Furthermore, advanced monitoring techniques can enhance gear milling reliability. We integrated force sensors into the fixture to measure \( F_t \) in real time. If \( F_t \) exceeds a threshold, the system automatically reduces feed rate or increases clamping force. The control algorithm uses a proportional-integral-derivative (PID) controller to maintain \( S > 1.5 \). The error signal \( e(t) \) is:
$$ e(t) = S_{\text{target}} – S_{\text{measured}} $$
and the adjusted clamping force \( F_n(t) \) is:
$$ F_n(t) = K_p e(t) + K_i \int_0^t e(\tau) d\tau + K_d \frac{de(t)}{dt} $$
with tuned gains \( K_p = 100 \), \( K_i = 10 \), \( K_d = 1 \). This dynamic approach ensures stability even under varying conditions during gear milling.

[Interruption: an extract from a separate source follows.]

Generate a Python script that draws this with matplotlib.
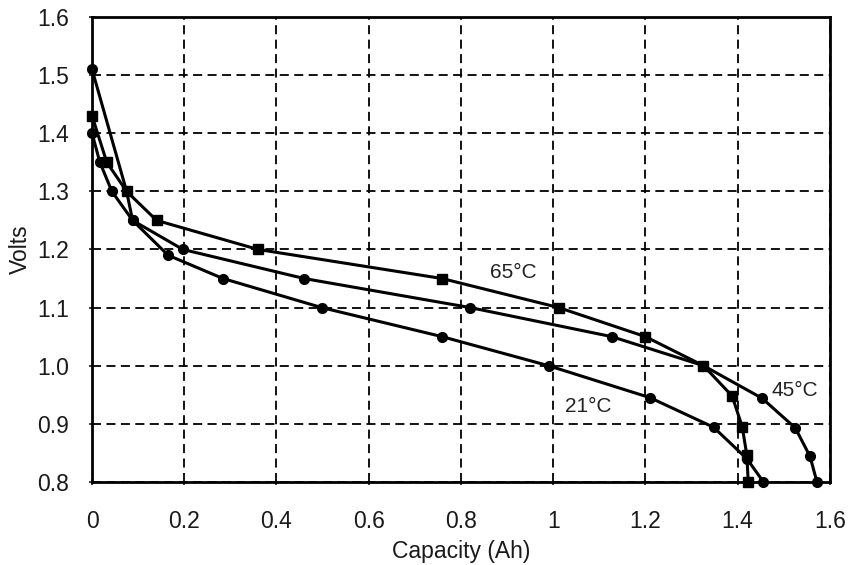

In conclusion, tooth missing in gear milling is a multifaceted problem rooted in mechanical forces, system dynamics, and process control. Through detailed analysis, we identified workpiece slippage due to insufficient frictional torque as the primary cause. By applying force models, safety factors, and statistical methods, we derived practical solutions involving parameter optimization, fixture enhancements, and real-time monitoring. Gear milling is a critical manufacturing process, and continuous improvement in these areas is vital for achieving high-quality gear production. The lessons learned extend beyond spiral bevel gears to other types of gear milling, underscoring the importance of rigorous analysis and adaptive strategies in modern manufacturing.
To further support the gear milling community, I recommend ongoing research into smart fixtures that automatically adjust clamping forces based on cutting conditions. Additionally, machine learning algorithms could predict tooth missing by analyzing historical gear milling data, enabling proactive interventions. As technology advances, integrating these innovations will make gear milling more robust and efficient, minimizing defects and maximizing productivity.